An intriguing question is finally answered.
In her July 6th New York Times Health column, Anahad O'Connor addressed an intriguing question: Do sunscreens, intended to prevent skin cancer, cause skin cancer? Claims that sunscreen components, in particular zinc oxide, can cause or contribute to the develop of the skin cancer have been made for years. Proponents of the "sunscreen causes cancer" belief cite laboratory studies that found that zinc oxide and other active ingredients in sunscreen can create free radicals when exposed to sunlight and lead to cell damage and the development of skin cancer. The "dangers" of sunscreen often are supported by the rising incidence of melanoma worldwide, especially among people who report that they use sunscreen.

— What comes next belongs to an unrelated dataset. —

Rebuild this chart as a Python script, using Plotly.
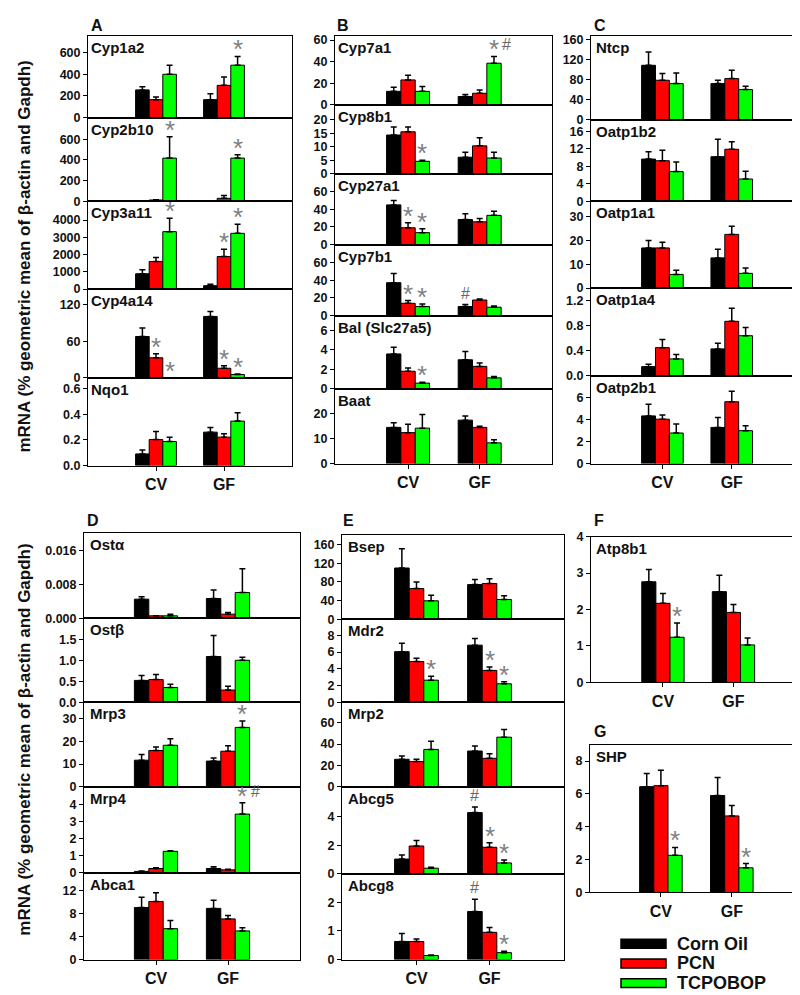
import plotly.graph_objects as go

W, H = 800, 995

# ---------------- data ----------------
groups = ["CV", "GF"]
treatments = ["Corn Oil", "PCN", "TCPOBOP"]
colors = ["#000000", "#ff0000", "#00ff00"]

genes = ["Cyp1a2", "Cyp2b10", "Cyp3a11", "Cyp4a14", "Nqo1",
         "Cyp7a1", "Cyp8b1", "Cyp27a1", "Cyp7b1", "Bal (Slc27a5)", "Baat",
         "Ntcp", "Oatp1b2", "Oatp1a1", "Oatp1a4", "Oatp2b1",
         "Ostα", "Ostβ", "Mrp3", "Mrp4", "Abca1",
         "Bsep", "Mdr2", "Mrp2", "Abcg5", "Abcg8",
         "Atp8b1", "SHP"]
gene_panel = ["A"] * 5 + ["B"] * 6 + ["C"] * 5 + ["D"] * 5 + ["E"] * 5 + ["F", "G"]

corn_cv = [255, 3, 888, 68, 0.091, 12.4, 14.3, 44.9, 37.2, 3.57, 14.5, 108.7, 9.66, 16.9, 0.147, 4.35,
           0.00453, 0.52, 11.7, 0.08, 9.05, 109.7, 6.04, 25.8, 1.03, 0.63, 2.76, 6.44]
corn_gf = [165, 1, 196, 101, 0.261, 7.6, 6.1, 28.4, 10.3, 2.97, 17.4, 72, 10.2, 12.7, 0.43, 3.3,
           0.00468, 1.09, 11.3, 0.25, 8.9, 74.3, 6.82, 33.5, 4.3, 1.68, 2.49, 5.9]
pcn_cv = [165, 13, 1597, 33, 0.203, 23, 15.5, 19.1, 14.0, 1.79, 12.4, 78.7, 9.28, 16.9, 0.45, 4.05,
          0.0006, 0.54, 15.9, 0.25, 10.1, 65.8, 4.86, 23.7, 1.95, 0.63, 2.17, 6.5]
pcn_gf = [297, 29, 1885, 15.7, 0.222, 10.6, 10.3, 25.8, 17.7, 2.29, 14.5, 82, 11.9, 22.6, 0.87, 5.64,
          0.001, 0.29, 15.6, 0.17, 7.07, 76.5, 3.8, 26.7, 1.86, 0.95, 1.92, 4.66]
tcp_cv = [399, 418, 3325, 0, 0.188, 12.4, 4.6, 13.6, 10.3, 0.57, 14.2, 72, 6.8, 5.75, 0.27, 2.79,
          0.0006, 0.35, 18.2, 1.25, 5.37, 39.6, 2.63, 35, 0.39, 0.14, 1.24, 2.26]
tcp_gf = [483, 418, 3228, 5.4, 0.347, 38.5, 5.8, 33.1, 9.6, 1.11, 8.3, 60, 5.1, 6.2, 0.64, 3.0,
          0.0061, 1.0, 26, 3.42, 4.98, 42.5, 2.2, 46.4, 0.76, 0.24, 1.03, 1.5]

corn_cv_err = [30, 0, 230, 14, 0.03, 3.7, 3.0, 4.8, 10.3, 0.68, 1.9, 26.6, 1.7, 3.1, 0.04, 1.05,
               0.00054, 0.12, 2.5, 0.02, 1.8, 41, 1.02, 3, 0.28, 0.28, 0.34, 0.8]
corn_gf_err = [54, 0, 90, 8, 0.036, 1.8, 1.8, 6.6, 2.2, 0.84, 1.7, 6.7, 4.0, 3.6, 0.09, 0.9,
               0.002, 0.5, 1.4, 0.1, 1.4, 10.6, 0.78, 4.6, 0.39, 0.43, 0.45, 1.1]
pcn_cv_err = [24, 3, 230, 6.5, 0.063, 4.3, 1.8, 5.6, 3, 0.33, 3.4, 13.3, 2.4, 2.4, 0.13, 0.39,
              0, 0.12, 1.6, 0.04, 1.5, 14.2, 0.39, 2.1, 0.39, 0.09, 0.27, 0.94]
pcn_gf_err = [78, 28, 420, 4.3, 0.026, 3, 3.0, 3.7, 1.1, 0.34, 0.5, 16.7, 1.7, 3.4, 0.21, 0.96,
              0.0004, 0.09, 2.4, 0.04, 0.57, 10, 0.4, 4.3, 0.32, 0.17, 0.22, 0.64]
tcp_cv_err = [84, 207, 770, 0, 0.034, 4.6, 0.4, 4.4, 3, 0.1, 5.5, 21.3, 2.2, 1.8, 0.07, 0.81,
              0.0004, 0.08, 2.8, 0.04, 1.4, 12, 0.47, 7.7, 0.07, 0.02, 0.39, 0.48]
tcp_gf_err = [81, 32, 520, 1, 0.065, 6.3, 2.1, 4.5, 1.4, 0.14, 1.2, 6.7, 1.8, 2.3, 0.13, 0.45,
              0.0056, 0.07, 2.8, 0.66, 0.57, 7.8, 0.23, 7.1, 0.21, 0.05, 0.19, 0.26]

# significance marks: (gene, group, treatment index, symbol)
marks = [("Cyp1a2", "GF", 2, "*"),
         ("Cyp2b10", "CV", 2, "*"), ("Cyp2b10", "GF", 2, "*"),
         ("Cyp3a11", "CV", 2, "*"), ("Cyp3a11", "GF", 1, "*"), ("Cyp3a11", "GF", 2, "*"),
         ("Cyp4a14", "CV", 1, "*"), ("Cyp4a14", "CV", 2, "*"), ("Cyp4a14", "GF", 1, "*"), ("Cyp4a14", "GF", 2, "*"),
         ("Cyp7a1", "GF", 2, "*#"),
         ("Cyp8b1", "CV", 2, "*"),
         ("Cyp27a1", "CV", 1, "*"), ("Cyp27a1", "CV", 2, "*"),
         ("Cyp7b1", "CV", 1, "*"), ("Cyp7b1", "CV", 2, "*"), ("Cyp7b1", "GF", 0, "#"),
         ("Bal (Slc27a5)", "CV", 2, "*"),
         ("Mrp3", "GF", 2, "*"),
         ("Mrp4", "GF", 2, "*#"),
         ("Mdr2", "CV", 2, "*"), ("Mdr2", "GF", 1, "*"), ("Mdr2", "GF", 2, "*"),
         ("Abcg5", "GF", 0, "#"), ("Abcg5", "GF", 1, "*"), ("Abcg5", "GF", 2, "*"),
         ("Abcg8", "GF", 0, "#"), ("Abcg8", "GF", 2, "*"),
         ("Atp8b1", "CV", 2, "*"),
         ("SHP", "CV", 2, "*"), ("SHP", "GF", 2, "*")]

# axis ranges and ticks
y_max = [755, 810, 5080, 146, 0.685,
         64, 25.5, 80, 80, 7.5, 30,
         168, 18.7, 36.5, 1.4, 8.0,
         0.0202, 2.0, 37, 5.0, 15.1,
         181, 9.9, 79, 6.1, 3.0,
         4.0, 9.0]
y_ticks = [[0, 200, 400, 600], [0, 200, 400, 600], [0, 1000, 2000, 3000, 4000], [0, 60, 120], [0, 0.2, 0.4, 0.6],
           [0, 20, 40, 60], [0, 5, 10, 15, 20], [0, 20, 40, 60], [0, 20, 40, 60], [0, 2, 4, 6], [0, 10, 20],
           [0, 40, 80, 120, 160], [0, 4, 8, 12, 16], [0, 10, 20, 30], [0, 0.4, 0.8, 1.2], [0, 2, 4, 6],
           [0, 0.008, 0.016], [0, 0.5, 1.0, 1.5], [0, 10, 20, 30], [0, 1, 2, 3, 4], [0, 4, 8, 12],
           [0, 40, 80, 120, 160], [0, 2, 4, 6, 8], [0, 20, 40, 60], [0, 2, 4], [0, 1, 2],
           [0, 1, 2, 3, 4], [0, 2, 4, 6, 8]]
y_fmt = ["", "", "", "", ".1f",
         "", "", "", "", "", "",
         "", "", "", ".1f", "",
         ".3f", ".1f", "", "", "",
         "", "", "", "", "",
         "", ""]

y_title = "mRNA (% geometric mean of β-actin and Gapdh)"

# ---------------- layout geometry (pixels) ----------------
panels = {
    "A": dict(x=(80, 284), rows=[21, 104, 189, 278, 368, 457], xr=(-1, 2), lab=(81, 11), gx=3),
    "B": dict(x=(327, 544), rows=[21, 91, 161, 233, 305, 379, 455], xr=(-1.02, 2.01), lab=(327, 11), gx=3),
    "C": dict(x=(583, 791), rows=[21, 106, 189, 277, 366, 455], xr=(-1.03, 1.97), lab=(584, 11), gx=5),
    "D": dict(x=(76, 292), rows=[525, 612, 697, 783, 870, 958], xr=(-1, 2), lab=(77, 513), gx=6),
    "E": dict(x=(334, 556), rows=[527, 613, 697, 783, 871, 958], xr=(-1.02, 2.02), lab=(333, 513), gx=6),
    "F": dict(x=(583, 796), rows=[529, 677], xr=(-1.02, 2.0), lab=(584, 513), gx=5),
    "G": dict(x=(582, 794), rows=[740, 890], xr=(-1, 1.99), lab=(584, 727), gx=6),
}

FONT = "Arial, Liberation Sans, sans-serif"
TXT = "#111111"


def px(x):
    return x / W


def py(y):
    return 1 - y / H


fig = go.Figure()
layout = dict(width=W, height=H, margin=dict(l=0, r=0, t=0, b=0),
              paper_bgcolor="white", plot_bgcolor="white",
              barmode="group", bargap=0.4, bargroupgap=0.0, showlegend=False,
              font=dict(family=FONT, color=TXT))
annotations = []
shapes = []

means = [(corn_cv, corn_gf), (pcn_cv, pcn_gf), (tcp_cv, tcp_gf)]
errs = [(corn_cv_err, corn_gf_err), (pcn_cv_err, pcn_gf_err), (tcp_cv_err, tcp_gf_err)]

row_counter = {k: 0 for k in panels}
for gi, gene in enumerate(genes):
    n = gi + 1
    pn = gene_panel[gi]
    P = panels[pn]
    r = row_counter[pn]
    row_counter[pn] += 1
    ytop, ybot = P["rows"][r], P["rows"][r + 1]
    is_bottom = (r + 1 == len(P["rows"]) - 1)
    xa = "x" if n == 1 else f"x{n}"
    ya = "y" if n == 1 else f"y{n}"
    for ti in range(3):
        fig.add_trace(go.Bar(
            x=groups, y=[means[ti][0][gi], means[ti][1][gi]],
            name=treatments[ti],
            marker=dict(color=colors[ti], line=dict(color="black", width=1)),
            error_y=dict(type="data", array=[errs[ti][0][gi], errs[ti][1][gi]],
                         arrayminus=[0, 0], symmetric=False,
                         color="black", thickness=1.5, width=3),
            xaxis=xa, yaxis=ya, showlegend=False))
    layout["xaxis" if n == 1 else f"xaxis{n}"] = dict(
        domain=[px(P["x"][0]), px(P["x"][1])], anchor=ya, type="category",
        range=list(P["xr"]), showline=True, mirror=True, linecolor="black", linewidth=1,
        showgrid=False, zeroline=False, fixedrange=True,
        ticks="outside" if is_bottom else "", ticklen=4, tickcolor="black",
        showticklabels=is_bottom,
        tickfont=dict(family=FONT, size=16, color=TXT, weight="bold"))
    layout["yaxis" if n == 1 else f"yaxis{n}"] = dict(
        domain=[py(ybot), py(ytop)], anchor=xa, range=[0, y_max[gi]],
        tickmode="array", tickvals=y_ticks[gi], tickformat=y_fmt[gi],
        showline=True, mirror=True, linecolor="black", linewidth=1,
        showgrid=False, zeroline=False, fixedrange=True,
        ticks="outside", ticklen=4, tickcolor="black",
        tickfont=dict(family=FONT, size=12.5, color=TXT, weight="bold"))
    # gene name
    annotations.append(dict(text=gene, xref=f"{xa} domain", yref=f"{ya} domain",
                            x=0, y=1, xanchor="left", yanchor="top",
                            xshift=P["gx"] - 2, yshift=-1, showarrow=False,
                            font=dict(family=FONT, size=15, color=TXT, weight="bold")))

# significance marks
for gene, grp, ti, sym in marks:
    gi = genes.index(gene)
    n = gi + 1
    xa = "x" if n == 1 else f"x{n}"
    ya = "y" if n == 1 else f"y{n}"
    k = groups.index(grp)
    top = means[ti][k][gi] + errs[ti][k][gi]
    xc = k + (ti - 1) * 0.2
    if "*" in sym:
        annotations.append(dict(text="*", x=xc, y=top, xref=xa, yref=ya,
                                xanchor="center", yanchor="bottom", yshift=-10,
                                showarrow=False,
                                font=dict(family=FONT, size=26, color="#7f7f7f")))
    if "#" in sym:
        annotations.append(dict(text="#", x=xc, y=top, xref=xa, yref=ya,
                                xanchor="center", yanchor="bottom",
                                xshift=13 if "*" in sym else 0, yshift=1,
                                showarrow=False,
                                font=dict(family=FONT, size=16, color="#666666")))

# panel letters
for pn, P in panels.items():
    annotations.append(dict(text=pn, x=px(P["lab"][0]), y=py(P["lab"][1]), xref="paper", yref="paper",
                            xanchor="left", yanchor="middle", showarrow=False,
                            font=dict(family=FONT, size=16, color=TXT, weight="bold")))

# y-axis titles
for yc in (245, 735):
    annotations.append(dict(text=y_title, x=px(17), y=py(yc), xref="paper", yref="paper",
                            textangle=-90, xanchor="center", yanchor="middle", showarrow=False,
                            font=dict(family=FONT, size=17, color=TXT, weight="bold")))

# legend
for ti, (name, col) in enumerate(zip(treatments, colors)):
    yc = 942 + ti * 20
    shapes.append(dict(type="rect", xref="paper", yref="paper",
                       x0=px(613), x1=px(658), y0=py(yc + 4.5), y1=py(yc - 4.5),
                       fillcolor=col, line=dict(color="black", width=1.5)))
    annotations.append(dict(text=name, x=px(667), y=py(yc), xref="paper", yref="paper",
                            xanchor="left", yanchor="middle", showarrow=False,
                            font=dict(family=FONT, size=18, color=TXT, weight="bold")))

layout["annotations"] = annotations
layout["shapes"] = shapes
fig.update_layout(**layout)
fig.write_html("out.html")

Researchers recently reported that sunscreen and its components must penetrate skin cells in order to be harmful and found that sunscreen remains on the skin's surface. Zinc oxide and other sunscreen components were not found to damage cells or increase the risk of melanoma.
The conspiracy theorists can now put the "dangers of sunscreen" idea to rest and healthcare providers can use this information to better educate the patients they care for. Further, healthcare providers need to continue to advise patients to use sunscreen daily and reinforce melanoma risk reduction strategies (eg, sun protection, avoidance of tanning beds, skin self-examination, etc).